The annual monsoon covers the western, northern and eastern parts of India, and feeds agriculture in these parts during this period. Western India and northern India also lead in two-wheeler registrations, and in both zones, Q4 makes up an outsized part in two-wheeler sales. In the western zone, Q4 accounts for about 35%, or more than one-third, of two-wheeler registrations during the three years from 2022 to 2024. In the northern zone, it was about 32%.

Between 2022 and 2024, the top 15 states by two-wheeler sales accounted for about 90% of national two-wheeler sales. In as many as nine of them, Q4 accounted for more than 30% of the state’s annual two-wheeler sales, led by Rajasthan (37.8%) and Madhya Pradesh (34.8%). In comparison, all four southern states in this set were below 30%. As were the eastern states of Bihar, Odisha and West Bengal.
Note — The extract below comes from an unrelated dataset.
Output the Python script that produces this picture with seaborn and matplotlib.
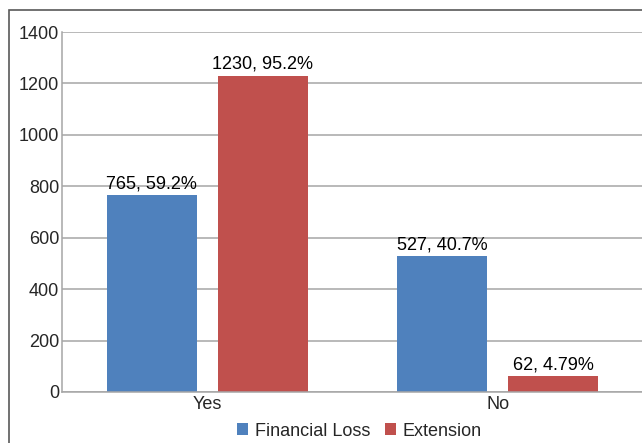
import matplotlib
matplotlib.use("Agg")
import matplotlib.pyplot as plt
import seaborn as sns
import pandas as pd
from matplotlib.patches import Rectangle, Patch

categories = ["Yes", "No"]
series_names = ["Financial Loss", "Extension"]
financial_loss = [765, 527]
extension = [1230, 62]
financial_labels = ["765, 59.2%", "527, 40.7%"]
extension_labels = ["1230, 95.2%", "62, 4.79%"]
yticks = [0, 200, 400, 600, 800, 1000, 1200, 1400]
colors = ["#4F81BD", "#C0504D"]

df = pd.DataFrame({
    "Response": categories * 2,
    "Count": financial_loss + extension,
    "Series": [series_names[0]] * 2 + [series_names[1]] * 2,
})

sns.set_style("white")
plt.rcParams["font.family"] = ["Liberation Sans", "DejaVu Sans"]
FS = 13

fig = plt.figure(figsize=(6.42, 4.43), dpi=100)
ax = fig.add_axes([62 / 642, 51 / 443, (643 - 62) / 642, 360 / 443])

sns.barplot(data=df, x="Response", y="Count", hue="Series", palette=colors,
            width=0.763, gap=0.19, ax=ax, legend=False, saturation=1,
            linewidth=0)

ax.set_ylim(0, 1400)
ax.set_xlim(-0.5, 1.5)
ax.set_yticks(yticks)
ax.set_yticklabels([str(v) for v in yticks], fontsize=FS)
ax.tick_params(axis="x", length=0, pad=3, labelsize=FS)
ax.tick_params(axis="y", length=0, pad=2)
ax.set_xlabel("")
ax.set_ylabel("")
ax.yaxis.grid(True, color="#a6a6a6", linewidth=1.1)
ax.set_axisbelow(True)
for s in ["top", "right"]:
    ax.spines[s].set_visible(False)
for s in ["left", "bottom"]:
    ax.spines[s].set_color("#a6a6a6")
    ax.spines[s].set_linewidth(1.1)

for cont, labs in zip(ax.containers, [financial_labels, extension_labels]):
    ax.bar_label(cont, labels=labs, padding=2, fontsize=FS, color="black")

handles = [Patch(facecolor=c, edgecolor="none") for c in colors]
fig.legend(handles, series_names, loc="center", bbox_to_anchor=(0.56, 12 / 443),
           ncol=2, frameon=False, fontsize=FS, handlelength=0.6, handleheight=0.6,
           handletextpad=0.4, columnspacing=0.8)

fig.patches.append(Rectangle((9 / 642, -0.05), 1.1, 1 - 10 / 443 + 0.05,
                             transform=fig.transFigure, fill=False,
                             edgecolor="#595959", linewidth=1.2))

fig.savefig("out.png", dpi=100)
A split bar graph that shows the geographical zone-wise share of two-wheeler registrations during 2022-24 and the share of Q4 in each zone. For the northern and western zones, the share of Q4 exceeded 30%.

Search interest

For four-wheelers, the mark-up impact of Q4, while important, is not as outsized. While the western and northern zones also lead in four-wheeler sales, the share of Q4 during the three years from 2022 to 2024 was about 27-29% of their full-year sales—much lower than what it was in two-wheelers.

A horizontal bar graph that shows the share of Q4 in 4-wheeler registrations during 2022 to 2024 for the top 10 states by registrations of motor car for private use. For 8 of them, it was more than 25%.

Of the top 10 states by four-wheeler sales during this period, the Q4 share exceeded 30% for only one state, Gujarat. But in eight of these 10 states, it was more than the simple quarterly average of 25%. These states will be eyeing the markup in sales that is likely to accrue because of the conflation of the harvesting season, festive season, and cuts in GST rates.

Data from Google Trends shows that search interest in car prices, companies and models all started increasing after 15 August and peaked on 4 September, when the new rates were announced. How they follow up these inquiries with purchases is expected to be clear over the next three months.